Finding Your Place in the Revolution


Mimi Kol-Balfour

At the beginning of June, eleven of us (ten young women and one young man) started “The Sit To Breathe Project” and organized a sit-in at the capitol. We never would’ve guessed that over 6,000 people would come to stand up for Black lives; we were shocked. But we were also ready. We stayed focused and capitalized on each of our strengths. There was a moment when I was looking out at that sea of people, the Blackhawks were circling above, the tanks flanking us and the armed guard dispersed, and I had this thought: “Mimi, what are you doing? Are you crazy?” I then answered myself, almost as quickly. I became flooded with all the affirmation that has been instilled in me by my family and by my role models. I knew I was good for it. I had everything I needed inside of me to carry me through it.

As a kid in the Minneapolis Public Schools system, I grew up in the same segregated schools as everyone else—though being black means you notice it more than any of the white kids (and I knew mostly white kids). Southwest likes to preach its diversity, but it is as segregated as they come. After freshman year, I never was in any classes with POC except the very few token students in the same position as me. During my sophomore year, I met interim principal Dr. Karen Wells. She was the first black woman in leadership that I had ever met in the schools. It sparked me and we are very close now. Her voice is one of the clearest in my head when I channel my power. After meeting Dr. Wells, I became hungry to meet more women of color beyond my family. Meeting Dr. Wells was the first time I stopped thinking about what was projected onto me and I started thinking about who I am as an individual. Toni Morrison said, “Definitions belong to the definers, not the defined.” That resonates with me. The definitions that had been projected onto me had always felt like a burden. Defining myself and living for myself, not as a token but as an individual, was critical. I also think a lot about Chimamanda Adiche and the “single story,” about how important it is to see and hear a story that you can relate to. That’s hard to have happen when you’re a black girl in Linden Hills going to Southwest. The books I’ve read by powerful writers like these come through for me during moments when I need to channel my power.

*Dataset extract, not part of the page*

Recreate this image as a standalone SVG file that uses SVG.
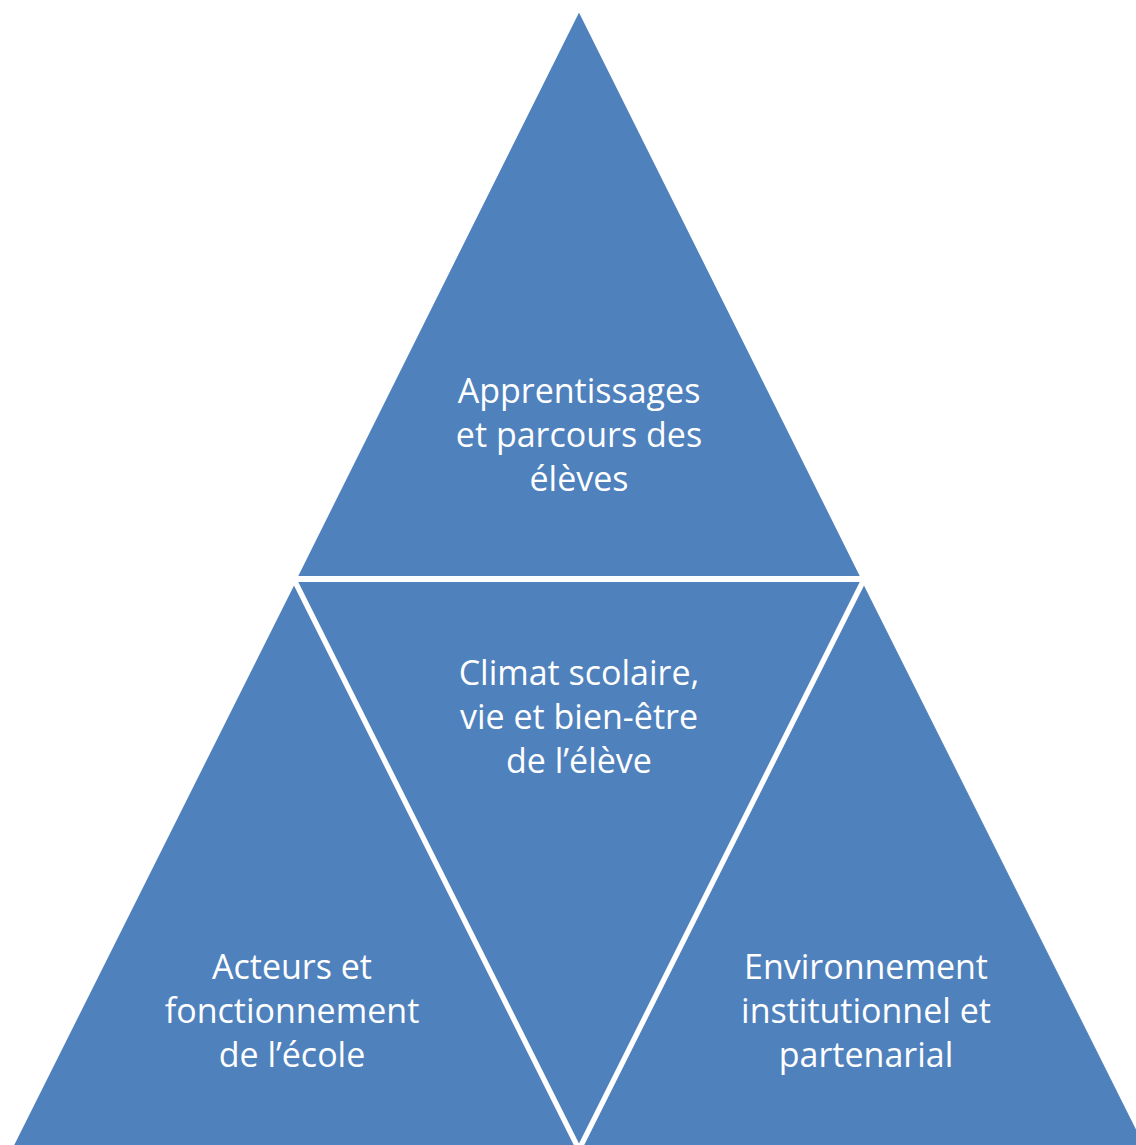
<svg xmlns="http://www.w3.org/2000/svg" width="1136" height="1145" viewBox="0 0 1136 1145">
<style>
.tri{fill:#4F81BD;stroke:#FFFFFF;stroke-width:4;stroke-linejoin:miter}
.lbl{font-family:"Open Sans","Noto Sans","Liberation Sans",sans-serif;font-size:34px;fill:#FFFFFF;text-anchor:middle}
</style>
<rect width="1136" height="1145" fill="#FFFFFF"/>
<g id="top">
<polygon class="tri" points="579,8 295,578 863,578"/>
<text class="lbl" x="579" y="403"><tspan x="579">Apprentissages</tspan><tspan x="579" dy="44">et parcours des</tspan><tspan x="579" dy="44">élèves</tspan></text>
</g>
<g id="middle">
<polygon class="tri" points="295,580 863,580 579,1148"/>
<text class="lbl" x="579" y="685"><tspan x="579">Climat scolaire,</tspan><tspan x="579" dy="44">vie et bien-être</tspan><tspan x="579" dy="44">de l’élève</tspan></text>
</g>
<g id="left">
<polygon class="tri" points="294,581 -8,1185 596,1185"/>
<text class="lbl" x="292" y="979"><tspan x="292">Acteurs et</tspan><tspan x="292" dy="44">fonctionnement</tspan><tspan x="292" dy="44">de l’école</tspan></text>
</g>
<g id="right">
<polygon class="tri" points="864,581 562,1185 1166,1185"/>
<text class="lbl" x="866" y="979"><tspan x="866">Environnement</tspan><tspan x="866" dy="44">institutionnel et</tspan><tspan x="866" dy="44">partenarial</tspan></text>
</g>
<g id="connectors"/>
</svg>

Humanity is in a desperate place, we cannot afford to lose out on the creativity that comes from its many lenses. My mom calls young women like me “Key Holders” because it’s going to take something other than homogeneous whiteness to move us out of a global crisis. We need all voices onboard. This month, I was struck by the mayor of DC, Ms. Muriel Bowser, who is having the street painted and is changing the street name to “Black Lives Matter.” This is such an epic, strategic move. Name changing—as we well know, in our city, with the barriers facing Bde Maka Ska—is powerful. Names carry symbolism. Ms. Bowser is a testament to what happens when Black women are in leadership and have a voice at the table. Renaming everything isn’t the whole battle but it is the message that the names carry that can help to further the movement.

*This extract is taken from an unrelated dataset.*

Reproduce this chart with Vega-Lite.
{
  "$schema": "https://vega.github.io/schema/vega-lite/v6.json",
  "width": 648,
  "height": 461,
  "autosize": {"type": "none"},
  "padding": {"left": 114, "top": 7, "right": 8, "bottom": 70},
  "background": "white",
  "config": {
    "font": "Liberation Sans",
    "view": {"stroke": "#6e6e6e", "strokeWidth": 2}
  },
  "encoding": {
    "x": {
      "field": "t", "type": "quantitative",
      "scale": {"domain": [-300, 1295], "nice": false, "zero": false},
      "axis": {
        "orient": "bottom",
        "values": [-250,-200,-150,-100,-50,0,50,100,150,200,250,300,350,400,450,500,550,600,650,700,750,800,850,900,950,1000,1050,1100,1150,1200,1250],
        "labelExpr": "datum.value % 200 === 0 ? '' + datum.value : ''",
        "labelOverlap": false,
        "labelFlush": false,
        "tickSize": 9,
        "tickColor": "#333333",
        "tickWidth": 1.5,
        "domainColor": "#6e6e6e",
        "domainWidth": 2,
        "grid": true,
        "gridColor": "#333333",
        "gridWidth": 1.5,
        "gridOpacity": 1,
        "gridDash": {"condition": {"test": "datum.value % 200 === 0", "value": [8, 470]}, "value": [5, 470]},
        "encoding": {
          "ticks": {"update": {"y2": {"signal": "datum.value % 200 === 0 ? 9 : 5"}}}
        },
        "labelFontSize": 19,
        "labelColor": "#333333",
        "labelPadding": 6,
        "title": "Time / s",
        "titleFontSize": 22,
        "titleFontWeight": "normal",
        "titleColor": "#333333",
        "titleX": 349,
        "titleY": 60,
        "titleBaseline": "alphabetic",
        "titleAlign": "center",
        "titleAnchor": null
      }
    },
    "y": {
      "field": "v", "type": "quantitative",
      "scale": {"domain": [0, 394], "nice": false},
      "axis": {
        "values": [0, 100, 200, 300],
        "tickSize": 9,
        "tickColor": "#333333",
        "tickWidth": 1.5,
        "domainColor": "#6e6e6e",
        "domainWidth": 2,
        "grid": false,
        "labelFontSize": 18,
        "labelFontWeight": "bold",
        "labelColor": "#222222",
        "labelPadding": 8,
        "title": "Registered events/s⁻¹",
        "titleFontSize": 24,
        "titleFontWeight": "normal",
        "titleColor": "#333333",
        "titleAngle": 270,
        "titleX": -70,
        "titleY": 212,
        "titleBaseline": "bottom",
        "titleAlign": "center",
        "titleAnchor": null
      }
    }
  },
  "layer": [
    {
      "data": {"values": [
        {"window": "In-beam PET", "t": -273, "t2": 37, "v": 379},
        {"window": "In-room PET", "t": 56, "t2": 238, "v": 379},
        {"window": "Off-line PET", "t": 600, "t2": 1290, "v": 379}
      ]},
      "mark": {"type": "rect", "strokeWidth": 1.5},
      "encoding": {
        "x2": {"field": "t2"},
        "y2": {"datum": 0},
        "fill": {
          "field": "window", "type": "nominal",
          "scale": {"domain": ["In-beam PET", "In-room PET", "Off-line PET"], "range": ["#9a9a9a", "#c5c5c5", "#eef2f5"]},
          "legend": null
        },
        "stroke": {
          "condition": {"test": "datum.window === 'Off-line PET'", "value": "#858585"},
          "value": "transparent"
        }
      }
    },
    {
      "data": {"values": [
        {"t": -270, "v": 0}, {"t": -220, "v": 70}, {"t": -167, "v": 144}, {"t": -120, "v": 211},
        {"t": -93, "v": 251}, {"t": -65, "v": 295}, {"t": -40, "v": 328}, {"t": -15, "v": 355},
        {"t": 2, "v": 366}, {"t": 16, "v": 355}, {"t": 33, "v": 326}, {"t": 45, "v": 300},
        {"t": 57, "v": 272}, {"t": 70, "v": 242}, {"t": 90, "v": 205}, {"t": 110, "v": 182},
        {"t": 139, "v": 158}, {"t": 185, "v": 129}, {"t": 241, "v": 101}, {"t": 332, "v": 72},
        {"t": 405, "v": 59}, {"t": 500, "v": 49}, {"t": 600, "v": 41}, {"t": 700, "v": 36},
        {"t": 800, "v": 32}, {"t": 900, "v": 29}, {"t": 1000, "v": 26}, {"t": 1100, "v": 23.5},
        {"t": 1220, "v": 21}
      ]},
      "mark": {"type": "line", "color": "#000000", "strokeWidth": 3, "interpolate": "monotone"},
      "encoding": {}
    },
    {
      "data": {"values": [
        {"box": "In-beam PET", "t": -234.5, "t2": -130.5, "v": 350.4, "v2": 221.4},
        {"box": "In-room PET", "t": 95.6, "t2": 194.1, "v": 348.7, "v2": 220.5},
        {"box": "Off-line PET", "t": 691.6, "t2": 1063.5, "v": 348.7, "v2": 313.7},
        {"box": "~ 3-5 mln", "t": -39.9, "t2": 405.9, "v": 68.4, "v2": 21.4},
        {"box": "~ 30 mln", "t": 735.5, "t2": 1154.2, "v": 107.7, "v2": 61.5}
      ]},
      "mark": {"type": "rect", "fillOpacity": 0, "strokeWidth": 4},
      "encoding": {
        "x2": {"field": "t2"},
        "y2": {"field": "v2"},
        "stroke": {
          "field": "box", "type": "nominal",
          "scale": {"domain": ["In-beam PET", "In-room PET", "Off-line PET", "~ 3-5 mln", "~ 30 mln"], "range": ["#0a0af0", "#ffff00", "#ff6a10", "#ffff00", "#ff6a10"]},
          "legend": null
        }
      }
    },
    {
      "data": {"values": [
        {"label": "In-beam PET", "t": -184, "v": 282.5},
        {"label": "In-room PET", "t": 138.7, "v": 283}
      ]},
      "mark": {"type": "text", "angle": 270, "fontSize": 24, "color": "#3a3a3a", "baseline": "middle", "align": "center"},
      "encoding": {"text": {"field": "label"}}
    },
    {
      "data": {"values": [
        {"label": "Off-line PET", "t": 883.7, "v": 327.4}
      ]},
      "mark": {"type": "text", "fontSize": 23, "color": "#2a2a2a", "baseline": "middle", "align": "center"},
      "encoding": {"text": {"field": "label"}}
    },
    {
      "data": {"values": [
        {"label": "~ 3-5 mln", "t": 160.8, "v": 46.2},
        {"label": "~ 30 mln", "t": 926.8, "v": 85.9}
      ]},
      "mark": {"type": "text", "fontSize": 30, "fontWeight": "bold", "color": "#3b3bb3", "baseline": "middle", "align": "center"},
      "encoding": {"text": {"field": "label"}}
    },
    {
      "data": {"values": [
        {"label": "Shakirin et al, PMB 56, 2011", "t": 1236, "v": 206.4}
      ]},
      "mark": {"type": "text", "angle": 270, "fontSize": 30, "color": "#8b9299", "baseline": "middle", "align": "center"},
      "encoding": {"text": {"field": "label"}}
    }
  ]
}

For me, and in many ways, because I am a black woman, I had to go out and find what I needed. My family helped me connect with the community, so that the truth about who I am and what I could be was revealed to me. The truth being: I am powerful, my experience is valuable and necessary, my intellectual property is mine, my body is mine. My community of role models is everything to me. They helped me see the “yes” when the rest of the world said no. The “no” is a lie; I CAN and should try to shape the world. We all have a role to play on every pillar of racism. We have to know our place in the movement and be fearless.

Black girls need to take up space and use their voice, that’s step one. Step two is knowing that your life and experience matter, your perspective is the one that you need to be paying attention to. When you harness all that magic you can start to lift a lot of people. For me, organizing at the capital was the obvious next step when the truth about police brutality recently hit the white mainstream. We are not finished by a long shot and we have big plans.

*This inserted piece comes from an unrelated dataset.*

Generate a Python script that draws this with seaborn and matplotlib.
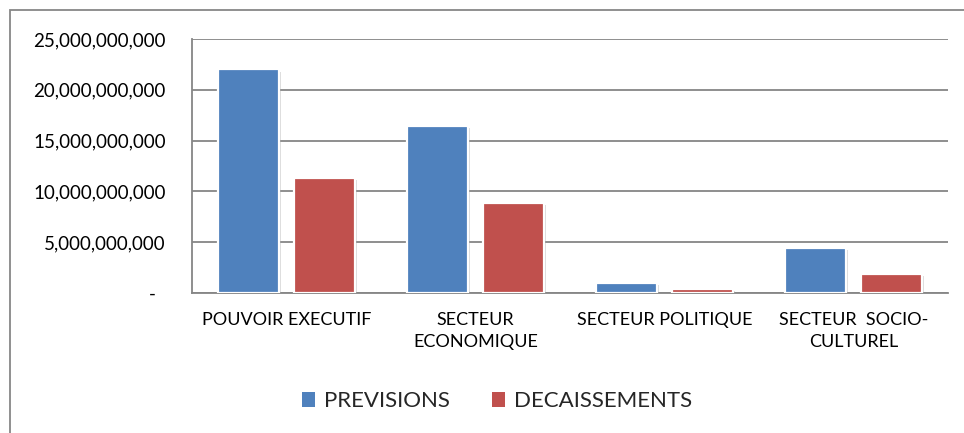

My hope is that everyone finds their place in the revolution. White people might have to hit rock bottom and experience shame about racism, but the idea is that they learn to understand how white supremacy works, and that their shame propels them to service, to follow leadership instead of getting defensive and fragile. Meanwhile, I have my job. I lean on my role models, my support community, and my intuition to inspire me and show me the way.